» Dataset content
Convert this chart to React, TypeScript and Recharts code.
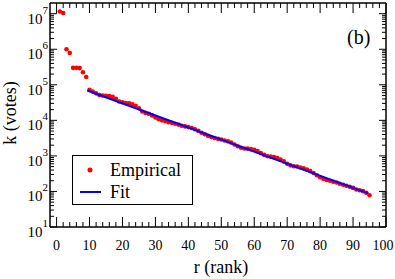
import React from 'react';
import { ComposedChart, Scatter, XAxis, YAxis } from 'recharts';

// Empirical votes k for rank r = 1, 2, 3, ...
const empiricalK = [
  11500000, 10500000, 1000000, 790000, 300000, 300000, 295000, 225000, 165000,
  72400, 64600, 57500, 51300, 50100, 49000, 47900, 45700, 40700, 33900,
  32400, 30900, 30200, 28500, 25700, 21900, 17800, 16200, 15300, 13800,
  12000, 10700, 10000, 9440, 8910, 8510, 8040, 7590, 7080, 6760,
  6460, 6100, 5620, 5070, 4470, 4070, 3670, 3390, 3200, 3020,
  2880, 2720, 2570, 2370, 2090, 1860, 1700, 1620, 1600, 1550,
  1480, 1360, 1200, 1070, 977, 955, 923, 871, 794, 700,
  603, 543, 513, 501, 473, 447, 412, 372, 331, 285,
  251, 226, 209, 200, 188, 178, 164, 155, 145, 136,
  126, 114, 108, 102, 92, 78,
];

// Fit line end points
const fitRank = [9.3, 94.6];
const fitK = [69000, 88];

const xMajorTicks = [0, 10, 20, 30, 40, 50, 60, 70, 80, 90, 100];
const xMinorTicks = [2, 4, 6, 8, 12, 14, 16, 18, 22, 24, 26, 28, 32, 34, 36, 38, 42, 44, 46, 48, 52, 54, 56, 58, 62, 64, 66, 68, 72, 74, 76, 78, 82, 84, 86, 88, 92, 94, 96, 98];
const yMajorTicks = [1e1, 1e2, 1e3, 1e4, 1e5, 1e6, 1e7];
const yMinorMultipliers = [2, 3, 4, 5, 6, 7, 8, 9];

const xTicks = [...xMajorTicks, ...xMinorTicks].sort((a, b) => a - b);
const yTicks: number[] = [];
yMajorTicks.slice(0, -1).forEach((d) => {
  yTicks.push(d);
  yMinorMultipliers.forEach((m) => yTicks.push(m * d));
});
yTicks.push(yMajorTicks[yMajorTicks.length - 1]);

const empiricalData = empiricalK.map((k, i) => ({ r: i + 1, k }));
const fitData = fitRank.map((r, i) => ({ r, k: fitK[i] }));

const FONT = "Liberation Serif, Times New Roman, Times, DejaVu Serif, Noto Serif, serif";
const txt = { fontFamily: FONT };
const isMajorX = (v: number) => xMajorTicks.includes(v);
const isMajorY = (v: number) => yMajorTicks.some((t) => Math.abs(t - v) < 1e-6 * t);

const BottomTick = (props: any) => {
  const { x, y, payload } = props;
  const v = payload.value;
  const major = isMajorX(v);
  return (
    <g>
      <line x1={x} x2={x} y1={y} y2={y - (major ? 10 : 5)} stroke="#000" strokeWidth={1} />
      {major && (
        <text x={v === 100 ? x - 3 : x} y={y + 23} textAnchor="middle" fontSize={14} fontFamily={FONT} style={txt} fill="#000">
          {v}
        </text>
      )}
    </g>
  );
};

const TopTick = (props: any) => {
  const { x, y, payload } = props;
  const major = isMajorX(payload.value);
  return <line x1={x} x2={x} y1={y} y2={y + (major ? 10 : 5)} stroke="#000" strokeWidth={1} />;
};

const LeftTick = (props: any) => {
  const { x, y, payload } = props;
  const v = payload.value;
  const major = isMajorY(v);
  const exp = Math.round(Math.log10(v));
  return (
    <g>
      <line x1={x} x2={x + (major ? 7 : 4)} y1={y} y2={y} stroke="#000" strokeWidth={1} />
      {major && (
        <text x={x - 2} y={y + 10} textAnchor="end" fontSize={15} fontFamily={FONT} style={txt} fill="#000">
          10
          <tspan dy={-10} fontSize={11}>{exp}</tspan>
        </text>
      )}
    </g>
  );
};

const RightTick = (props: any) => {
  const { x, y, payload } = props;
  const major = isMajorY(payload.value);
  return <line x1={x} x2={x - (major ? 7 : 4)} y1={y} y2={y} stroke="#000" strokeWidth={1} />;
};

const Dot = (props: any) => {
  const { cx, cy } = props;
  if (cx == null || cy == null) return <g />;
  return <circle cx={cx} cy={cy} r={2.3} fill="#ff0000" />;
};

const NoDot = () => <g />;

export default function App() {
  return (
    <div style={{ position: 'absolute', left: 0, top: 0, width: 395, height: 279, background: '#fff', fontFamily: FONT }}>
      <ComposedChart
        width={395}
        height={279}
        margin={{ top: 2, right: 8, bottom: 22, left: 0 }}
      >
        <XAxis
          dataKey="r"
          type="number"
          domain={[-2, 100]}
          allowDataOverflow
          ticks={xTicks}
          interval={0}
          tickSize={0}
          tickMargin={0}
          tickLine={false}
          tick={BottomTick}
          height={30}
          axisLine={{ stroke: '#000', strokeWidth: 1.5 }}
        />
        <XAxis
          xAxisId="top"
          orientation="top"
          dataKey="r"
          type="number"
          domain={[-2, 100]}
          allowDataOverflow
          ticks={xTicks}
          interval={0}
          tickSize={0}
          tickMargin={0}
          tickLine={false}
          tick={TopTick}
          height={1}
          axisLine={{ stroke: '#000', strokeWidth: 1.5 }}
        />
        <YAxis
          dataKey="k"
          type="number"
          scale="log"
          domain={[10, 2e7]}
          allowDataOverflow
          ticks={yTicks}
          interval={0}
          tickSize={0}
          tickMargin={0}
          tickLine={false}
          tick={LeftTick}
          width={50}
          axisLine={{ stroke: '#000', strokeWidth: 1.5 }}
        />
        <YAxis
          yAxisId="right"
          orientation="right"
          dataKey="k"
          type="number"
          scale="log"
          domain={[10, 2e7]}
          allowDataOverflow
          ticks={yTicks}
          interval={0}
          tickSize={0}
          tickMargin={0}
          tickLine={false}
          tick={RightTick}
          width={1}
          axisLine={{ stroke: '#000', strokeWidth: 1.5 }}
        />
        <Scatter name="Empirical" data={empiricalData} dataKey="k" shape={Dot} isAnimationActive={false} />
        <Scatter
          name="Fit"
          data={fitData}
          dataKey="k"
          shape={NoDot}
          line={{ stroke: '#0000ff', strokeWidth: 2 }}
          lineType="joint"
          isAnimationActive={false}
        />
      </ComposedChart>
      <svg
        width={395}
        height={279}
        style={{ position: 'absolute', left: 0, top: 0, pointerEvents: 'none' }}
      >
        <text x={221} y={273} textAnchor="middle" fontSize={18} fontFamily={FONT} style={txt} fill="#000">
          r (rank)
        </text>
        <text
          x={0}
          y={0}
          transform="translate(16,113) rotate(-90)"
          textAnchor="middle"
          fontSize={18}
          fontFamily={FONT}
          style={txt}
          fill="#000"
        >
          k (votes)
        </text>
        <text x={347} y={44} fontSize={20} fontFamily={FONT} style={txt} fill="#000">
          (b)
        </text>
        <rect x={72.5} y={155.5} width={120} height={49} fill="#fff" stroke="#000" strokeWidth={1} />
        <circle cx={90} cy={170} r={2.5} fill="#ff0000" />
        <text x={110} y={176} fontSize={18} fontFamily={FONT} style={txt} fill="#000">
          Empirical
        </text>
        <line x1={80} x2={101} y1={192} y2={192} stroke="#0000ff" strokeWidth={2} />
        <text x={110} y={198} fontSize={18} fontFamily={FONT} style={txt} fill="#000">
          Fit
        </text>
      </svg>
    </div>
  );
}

» What you have to do
Give the data above again in full and unchanged, skipping the pictures.

» Exercise answer
Convert this chart to React, TypeScript and Recharts code.
import React from 'react';
import { ComposedChart, Scatter, XAxis, YAxis } from 'recharts';

// Empirical votes k for rank r = 1, 2, 3, ...
const empiricalK = [
  11500000, 10500000, 1000000, 790000, 300000, 300000, 295000, 225000, 165000,
  72400, 64600, 57500, 51300, 50100, 49000, 47900, 45700, 40700, 33900,
  32400, 30900, 30200, 28500, 25700, 21900, 17800, 16200, 15300, 13800,
  12000, 10700, 10000, 9440, 8910, 8510, 8040, 7590, 7080, 6760,
  6460, 6100, 5620, 5070, 4470, 4070, 3670, 3390, 3200, 3020,
  2880, 2720, 2570, 2370, 2090, 1860, 1700, 1620, 1600, 1550,
  1480, 1360, 1200, 1070, 977, 955, 923, 871, 794, 700,
  603, 543, 513, 501, 473, 447, 412, 372, 331, 285,
  251, 226, 209, 200, 188, 178, 164, 155, 145, 136,
  126, 114, 108, 102, 92, 78,
];

// Fit line end points
const fitRank = [9.3, 94.6];
const fitK = [69000, 88];

const xMajorTicks = [0, 10, 20, 30, 40, 50, 60, 70, 80, 90, 100];
const xMinorTicks = [2, 4, 6, 8, 12, 14, 16, 18, 22, 24, 26, 28, 32, 34, 36, 38, 42, 44, 46, 48, 52, 54, 56, 58, 62, 64, 66, 68, 72, 74, 76, 78, 82, 84, 86, 88, 92, 94, 96, 98];
const yMajorTicks = [1e1, 1e2, 1e3, 1e4, 1e5, 1e6, 1e7];
const yMinorMultipliers = [2, 3, 4, 5, 6, 7, 8, 9];

const xTicks = [...xMajorTicks, ...xMinorTicks].sort((a, b) => a - b);
const yTicks: number[] = [];
yMajorTicks.slice(0, -1).forEach((d) => {
  yTicks.push(d);
  yMinorMultipliers.forEach((m) => yTicks.push(m * d));
});
yTicks.push(yMajorTicks[yMajorTicks.length - 1]);

const empiricalData = empiricalK.map((k, i) => ({ r: i + 1, k }));
const fitData = fitRank.map((r, i) => ({ r, k: fitK[i] }));

const FONT = "Liberation Serif, Times New Roman, Times, DejaVu Serif, Noto Serif, serif";
const txt = { fontFamily: FONT };
const isMajorX = (v: number) => xMajorTicks.includes(v);
const isMajorY = (v: number) => yMajorTicks.some((t) => Math.abs(t - v) < 1e-6 * t);

const BottomTick = (props: any) => {
  const { x, y, payload } = props;
  const v = payload.value;
  const major = isMajorX(v);
  return (
    <g>
      <line x1={x} x2={x} y1={y} y2={y - (major ? 10 : 5)} stroke="#000" strokeWidth={1} />
      {major && (
        <text x={v === 100 ? x - 3 : x} y={y + 23} textAnchor="middle" fontSize={14} fontFamily={FONT} style={txt} fill="#000">
          {v}
        </text>
      )}
    </g>
  );
};

const TopTick = (props: any) => {
  const { x, y, payload } = props;
  const major = isMajorX(payload.value);
  return <line x1={x} x2={x} y1={y} y2={y + (major ? 10 : 5)} stroke="#000" strokeWidth={1} />;
};

const LeftTick = (props: any) => {
  const { x, y, payload } = props;
  const v = payload.value;
  const major = isMajorY(v);
  const exp = Math.round(Math.log10(v));
  return (
    <g>
      <line x1={x} x2={x + (major ? 7 : 4)} y1={y} y2={y} stroke="#000" strokeWidth={1} />
      {major && (
        <text x={x - 2} y={y + 10} textAnchor="end" fontSize={15} fontFamily={FONT} style={txt} fill="#000">
          10
          <tspan dy={-10} fontSize={11}>{exp}</tspan>
        </text>
      )}
    </g>
  );
};

const RightTick = (props: any) => {
  const { x, y, payload } = props;
  const major = isMajorY(payload.value);
  return <line x1={x} x2={x - (major ? 7 : 4)} y1={y} y2={y} stroke="#000" strokeWidth={1} />;
};

const Dot = (props: any) => {
  const { cx, cy } = props;
  if (cx == null || cy == null) return <g />;
  return <circle cx={cx} cy={cy} r={2.3} fill="#ff0000" />;
};

const NoDot = () => <g />;

export default function App() {
  return (
    <div style={{ position: 'absolute', left: 0, top: 0, width: 395, height: 279, background: '#fff', fontFamily: FONT }}>
      <ComposedChart
        width={395}
        height={279}
        margin={{ top: 2, right: 8, bottom: 22, left: 0 }}
      >
        <XAxis
          dataKey="r"
          type="number"
          domain={[-2, 100]}
          allowDataOverflow
          ticks={xTicks}
          interval={0}
          tickSize={0}
          tickMargin={0}
          tickLine={false}
          tick={BottomTick}
          height={30}
          axisLine={{ stroke: '#000', strokeWidth: 1.5 }}
        />
        <XAxis
          xAxisId="top"
          orientation="top"
          dataKey="r"
          type="number"
          domain={[-2, 100]}
          allowDataOverflow
          ticks={xTicks}
          interval={0}
          tickSize={0}
          tickMargin={0}
          tickLine={false}
          tick={TopTick}
          height={1}
          axisLine={{ stroke: '#000', strokeWidth: 1.5 }}
        />
        <YAxis
          dataKey="k"
          type="number"
          scale="log"
          domain={[10, 2e7]}
          allowDataOverflow
          ticks={yTicks}
          interval={0}
          tickSize={0}
          tickMargin={0}
          tickLine={false}
          tick={LeftTick}
          width={50}
          axisLine={{ stroke: '#000', strokeWidth: 1.5 }}
        />
        <YAxis
          yAxisId="right"
          orientation="right"
          dataKey="k"
          type="number"
          scale="log"
          domain={[10, 2e7]}
          allowDataOverflow
          ticks={yTicks}
          interval={0}
          tickSize={0}
          tickMargin={0}
          tickLine={false}
          tick={RightTick}
          width={1}
          axisLine={{ stroke: '#000', strokeWidth: 1.5 }}
        />
        <Scatter name="Empirical" data={empiricalData} dataKey="k" shape={Dot} isAnimationActive={false} />
        <Scatter
          name="Fit"
          data={fitData}
          dataKey="k"
          shape={NoDot}
          line={{ stroke: '#0000ff', strokeWidth: 2 }}
          lineType="joint"
          isAnimationActive={false}
        />
      </ComposedChart>
      <svg
        width={395}
        height={279}
        style={{ position: 'absolute', left: 0, top: 0, pointerEvents: 'none' }}
      >
        <text x={221} y={273} textAnchor="middle" fontSize={18} fontFamily={FONT} style={txt} fill="#000">
          r (rank)
        </text>
        <text
          x={0}
          y={0}
          transform="translate(16,113) rotate(-90)"
          textAnchor="middle"
          fontSize={18}
          fontFamily={FONT}
          style={txt}
          fill="#000"
        >
          k (votes)
        </text>
        <text x={347} y={44} fontSize={20} fontFamily={FONT} style={txt} fill="#000">
          (b)
        </text>
        <rect x={72.5} y={155.5} width={120} height={49} fill="#fff" stroke="#000" strokeWidth={1} />
        <circle cx={90} cy={170} r={2.5} fill="#ff0000" />
        <text x={110} y={176} fontSize={18} fontFamily={FONT} style={txt} fill="#000">
          Empirical
        </text>
        <line x1={80} x2={101} y1={192} y2={192} stroke="#0000ff" strokeWidth={2} />
        <text x={110} y={198} fontSize={18} fontFamily={FONT} style={txt} fill="#000">
          Fit
        </text>
      </svg>
    </div>
  );
}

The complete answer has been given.